O ponto central de “Uma Garota de Muita Sorte” emerge em uma conversa impactante entre Tiffany Fanelli, a protagonista, e Aaron, o documentarista interessado em relatar os acontecimentos de um massacre ocorrido no colégio onde ela estudou. Ele a incentiva a compartilhar sua versão dos fatos, sugerindo que sua história pode inspirar e ajudar outras mulheres. Com uma resposta carregada de ironia e resignação, Tiffany afirma: “Todas elas vão ficar bem”. Essa frase encapsula a narrativa de sobrevivência feminina: uma constante camuflagem da dor para manter a aparência de normalidade em um mundo que frequentemente ignora ou invalida suas feridas.
Tiffany é apresentada como o retrato do sucesso: elegante, segura de si e noiva de um homem que parece perfeito, um ex-atleta universitário com pedigree e uma família influente. Contudo, por trás dessa fachada impecável, esconde-se uma trajetória marcada por traumas que jamais cicatrizaram. O reencontro com o passado se dá quando Aaron a convida a participar de um documentário sobre o tiroteio ocorrido em seu colégio em 1999, um evento que traz à tona memórias ainda mais devastadoras.
O massacre, claramente inspirado na tragédia de Columbine, ceifou a vida de vários colegas de Tiffany, incluindo alguns de seus algozes. No entanto, a verdadeira ferida de sua história não está na violência armada, mas em um episódio de estupro coletivo sofrido em uma festa pouco antes do incidente. Aluna bolsista de um colégio particular que pavimentaria seu caminho para uma universidade da Ivy League, Tiffany optou por silenciar. Denunciar os culpados, jovens brancos, ricos e protegidos, significaria enfrentar julgamentos, destruição de sua reputação e o risco de perder as oportunidades acadêmicas que sua mãe tanto almejava para ela.
Essa escolha, embora trágica, é compreensível dentro de uma realidade cruel, onde a justiça frequentemente falha em proteger mulheres. O caso Mari Ferrer no Brasil exemplifica como as vítimas são frequentemente culpabilizadas e expostas, enquanto os agressores permanecem impunes. Em “Bela Vingança”, de Emerald Fennell, a protagonista Cassandra abdica de seu futuro para vingar as violências sofridas. Tiffany, por outro lado, segue o roteiro imposto pela mãe: ignorar as feridas e perseguir o sucesso. Contudo, ao longo da narrativa, torna-se evidente que esse passado mal resolvido a consome lentamente, corroendo sua estabilidade emocional.

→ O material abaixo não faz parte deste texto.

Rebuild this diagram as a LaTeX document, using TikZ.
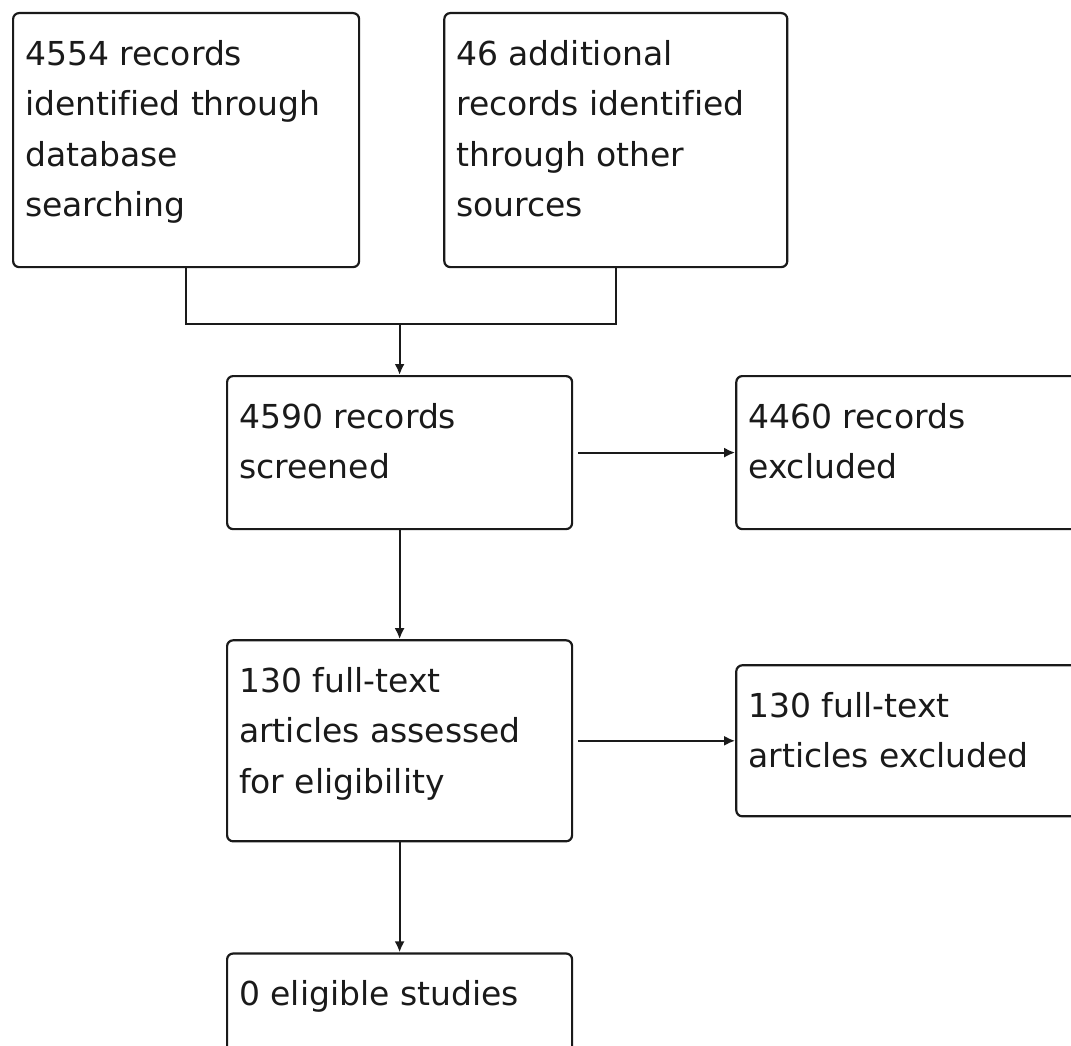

O filme mergulha em um universo onde as mulheres são rotineiramente desacreditadas e reduzidas a caricaturas de interesseiras ou vingativas, enquanto os homens, muitas vezes os próprios agressores, são retratados como vítimas. A narrativa expõe a disparidade de tratamento, especialmente quando os acusados são homens brancos, abastados e defensores dos “bons costumes”. Tiffany, consciente dessa dinâmica, busca no status social um escudo, um meio de evitar a vulnerabilidade que tantas mulheres enfrentam sem qualquer rede de proteção.
Apesar de sua relevância temática, “Uma Garota de Muita Sorte” falha em explorar com profundidade as complexidades emocionais e sociais que aborda. A direção de Mike Barker aposta em um tom exageradamente dramático, flertando com o melodrama, o que dilui parte do impacto. Além disso, certas lacunas narrativas herdadas do livro de Jessica Knoll comprometem a densidade da trama. Ainda assim, o filme cumpre o papel de trazer à tona discussões urgentes, mesmo que superficialmente.
No fim, a trajetória de Tiffany não é apenas um reflexo de sua dor, mas uma denúncia silenciosa de uma sociedade que perpetua a impunidade e questiona constantemente a credibilidade feminina. Ao abordar temas tão relevantes, a obra provoca reflexões importantes, mesmo que não consiga escapar totalmente de seus próprios tropeços estilísticos.